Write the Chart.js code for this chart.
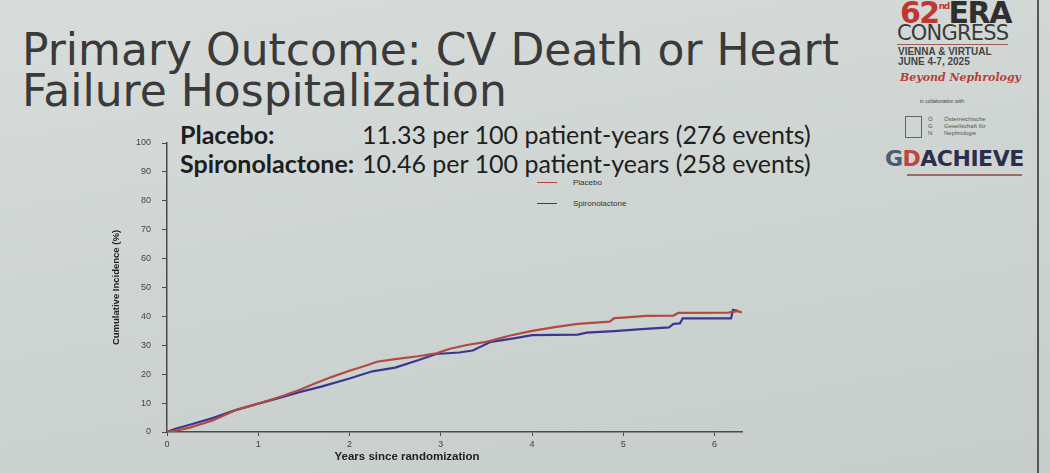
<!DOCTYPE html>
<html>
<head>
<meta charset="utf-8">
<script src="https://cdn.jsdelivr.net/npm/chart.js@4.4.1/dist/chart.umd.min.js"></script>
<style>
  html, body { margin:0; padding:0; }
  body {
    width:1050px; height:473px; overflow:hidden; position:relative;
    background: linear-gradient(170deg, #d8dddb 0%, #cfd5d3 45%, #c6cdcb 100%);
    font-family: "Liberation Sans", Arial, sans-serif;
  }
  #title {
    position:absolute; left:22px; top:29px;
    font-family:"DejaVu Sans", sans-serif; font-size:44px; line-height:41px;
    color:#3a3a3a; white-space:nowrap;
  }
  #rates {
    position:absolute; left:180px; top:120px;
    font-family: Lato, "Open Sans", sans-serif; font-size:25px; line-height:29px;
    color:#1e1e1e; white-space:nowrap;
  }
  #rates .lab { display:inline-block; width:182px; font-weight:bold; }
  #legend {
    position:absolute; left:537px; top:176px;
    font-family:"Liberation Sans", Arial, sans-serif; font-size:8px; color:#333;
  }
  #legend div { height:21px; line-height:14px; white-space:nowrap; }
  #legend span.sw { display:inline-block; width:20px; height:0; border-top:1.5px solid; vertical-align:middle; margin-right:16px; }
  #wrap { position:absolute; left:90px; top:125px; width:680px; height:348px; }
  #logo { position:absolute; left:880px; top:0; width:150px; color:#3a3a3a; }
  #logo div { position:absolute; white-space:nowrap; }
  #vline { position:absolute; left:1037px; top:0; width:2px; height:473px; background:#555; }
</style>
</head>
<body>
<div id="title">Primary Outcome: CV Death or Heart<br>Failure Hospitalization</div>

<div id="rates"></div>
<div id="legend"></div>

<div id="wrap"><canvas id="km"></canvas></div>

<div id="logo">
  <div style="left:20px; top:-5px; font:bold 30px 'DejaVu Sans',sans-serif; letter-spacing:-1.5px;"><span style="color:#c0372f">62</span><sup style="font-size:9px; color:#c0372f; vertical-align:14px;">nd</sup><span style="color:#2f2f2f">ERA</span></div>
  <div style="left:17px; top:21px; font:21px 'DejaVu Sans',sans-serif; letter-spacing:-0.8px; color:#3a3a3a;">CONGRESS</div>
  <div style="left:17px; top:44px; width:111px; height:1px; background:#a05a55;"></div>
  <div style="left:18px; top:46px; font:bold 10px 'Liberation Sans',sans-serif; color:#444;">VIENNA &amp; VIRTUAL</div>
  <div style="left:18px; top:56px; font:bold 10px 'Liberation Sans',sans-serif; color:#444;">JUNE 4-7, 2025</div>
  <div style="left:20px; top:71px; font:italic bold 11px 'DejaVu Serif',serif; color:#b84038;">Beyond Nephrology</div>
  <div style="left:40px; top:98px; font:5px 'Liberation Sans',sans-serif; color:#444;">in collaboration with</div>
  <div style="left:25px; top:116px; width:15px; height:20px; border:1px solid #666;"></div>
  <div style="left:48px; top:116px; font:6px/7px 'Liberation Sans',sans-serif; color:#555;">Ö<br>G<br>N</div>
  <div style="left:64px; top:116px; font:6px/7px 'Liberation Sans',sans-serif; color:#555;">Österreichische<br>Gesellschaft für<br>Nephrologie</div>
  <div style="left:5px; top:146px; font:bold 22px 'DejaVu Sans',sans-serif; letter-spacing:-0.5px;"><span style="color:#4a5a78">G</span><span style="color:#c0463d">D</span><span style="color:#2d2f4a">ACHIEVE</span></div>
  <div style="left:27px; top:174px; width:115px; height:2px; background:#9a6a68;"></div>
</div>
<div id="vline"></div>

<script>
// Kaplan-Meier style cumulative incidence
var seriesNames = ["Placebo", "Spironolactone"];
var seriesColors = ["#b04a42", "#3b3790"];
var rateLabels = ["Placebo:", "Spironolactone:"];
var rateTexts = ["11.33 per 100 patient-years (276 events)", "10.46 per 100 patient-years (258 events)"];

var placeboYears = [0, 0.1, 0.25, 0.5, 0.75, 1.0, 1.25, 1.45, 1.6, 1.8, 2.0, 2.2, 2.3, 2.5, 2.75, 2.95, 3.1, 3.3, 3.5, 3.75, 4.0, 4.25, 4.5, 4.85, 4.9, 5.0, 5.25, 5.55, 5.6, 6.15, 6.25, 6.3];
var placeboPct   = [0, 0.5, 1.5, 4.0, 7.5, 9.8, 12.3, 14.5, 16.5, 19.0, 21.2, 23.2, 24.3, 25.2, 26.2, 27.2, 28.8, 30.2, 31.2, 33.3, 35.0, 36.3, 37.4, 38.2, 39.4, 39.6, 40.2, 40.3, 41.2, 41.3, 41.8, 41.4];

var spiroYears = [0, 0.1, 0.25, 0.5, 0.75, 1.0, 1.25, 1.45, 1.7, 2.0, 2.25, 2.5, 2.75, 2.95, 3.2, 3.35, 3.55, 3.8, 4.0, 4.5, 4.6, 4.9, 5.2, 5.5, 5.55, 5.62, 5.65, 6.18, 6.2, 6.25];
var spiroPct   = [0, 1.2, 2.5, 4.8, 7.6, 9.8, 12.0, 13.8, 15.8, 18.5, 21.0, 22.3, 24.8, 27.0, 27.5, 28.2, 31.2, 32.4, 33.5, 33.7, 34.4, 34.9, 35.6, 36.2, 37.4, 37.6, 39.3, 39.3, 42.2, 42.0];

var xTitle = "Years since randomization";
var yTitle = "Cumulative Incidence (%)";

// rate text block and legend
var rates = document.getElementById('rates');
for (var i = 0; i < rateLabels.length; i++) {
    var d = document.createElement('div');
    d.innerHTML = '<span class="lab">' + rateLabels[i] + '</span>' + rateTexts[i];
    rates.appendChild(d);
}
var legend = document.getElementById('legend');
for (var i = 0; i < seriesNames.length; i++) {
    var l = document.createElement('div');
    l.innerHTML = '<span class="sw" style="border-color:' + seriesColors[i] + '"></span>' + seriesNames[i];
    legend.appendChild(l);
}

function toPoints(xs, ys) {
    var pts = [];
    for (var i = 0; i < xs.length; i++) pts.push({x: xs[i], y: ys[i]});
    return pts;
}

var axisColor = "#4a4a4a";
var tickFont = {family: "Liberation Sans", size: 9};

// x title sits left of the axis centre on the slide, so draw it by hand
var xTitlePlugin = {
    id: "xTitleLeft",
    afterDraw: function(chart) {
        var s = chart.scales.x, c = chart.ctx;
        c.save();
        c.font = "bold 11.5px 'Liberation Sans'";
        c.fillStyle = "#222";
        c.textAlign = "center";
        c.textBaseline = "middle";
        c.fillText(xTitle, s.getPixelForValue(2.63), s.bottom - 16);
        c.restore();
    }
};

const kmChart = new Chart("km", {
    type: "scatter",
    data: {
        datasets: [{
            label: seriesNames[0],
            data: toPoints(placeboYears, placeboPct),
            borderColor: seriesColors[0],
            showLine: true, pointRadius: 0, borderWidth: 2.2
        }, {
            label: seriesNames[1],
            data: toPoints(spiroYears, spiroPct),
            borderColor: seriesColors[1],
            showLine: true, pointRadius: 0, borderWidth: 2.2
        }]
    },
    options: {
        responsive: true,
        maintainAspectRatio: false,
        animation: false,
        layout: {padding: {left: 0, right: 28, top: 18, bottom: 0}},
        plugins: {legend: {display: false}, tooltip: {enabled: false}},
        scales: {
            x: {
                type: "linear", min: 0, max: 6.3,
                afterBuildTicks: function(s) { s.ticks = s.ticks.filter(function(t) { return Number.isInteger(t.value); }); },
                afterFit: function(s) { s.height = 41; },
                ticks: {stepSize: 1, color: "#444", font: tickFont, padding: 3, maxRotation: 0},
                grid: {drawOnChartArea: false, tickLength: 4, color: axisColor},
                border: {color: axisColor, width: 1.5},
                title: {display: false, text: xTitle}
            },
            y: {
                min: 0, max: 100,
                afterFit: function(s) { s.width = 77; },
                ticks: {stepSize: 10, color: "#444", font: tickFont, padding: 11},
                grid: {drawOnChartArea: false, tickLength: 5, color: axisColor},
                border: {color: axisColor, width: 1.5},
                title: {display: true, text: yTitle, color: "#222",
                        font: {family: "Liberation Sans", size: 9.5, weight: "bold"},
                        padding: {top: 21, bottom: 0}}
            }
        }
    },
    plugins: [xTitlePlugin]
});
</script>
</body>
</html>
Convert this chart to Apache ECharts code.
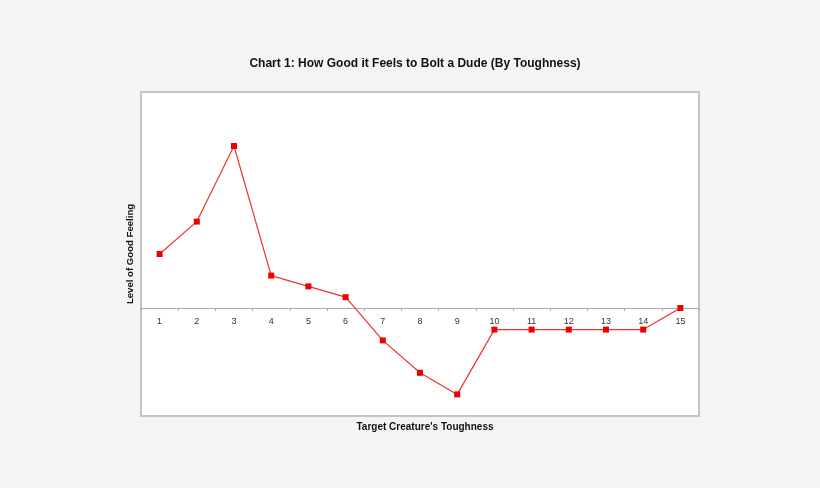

* Short task *
Track down every line holding the string "code" and copy it.

* Result *
Write the Chart.js code for this chart.
Convert this chart to Apache ECharts code.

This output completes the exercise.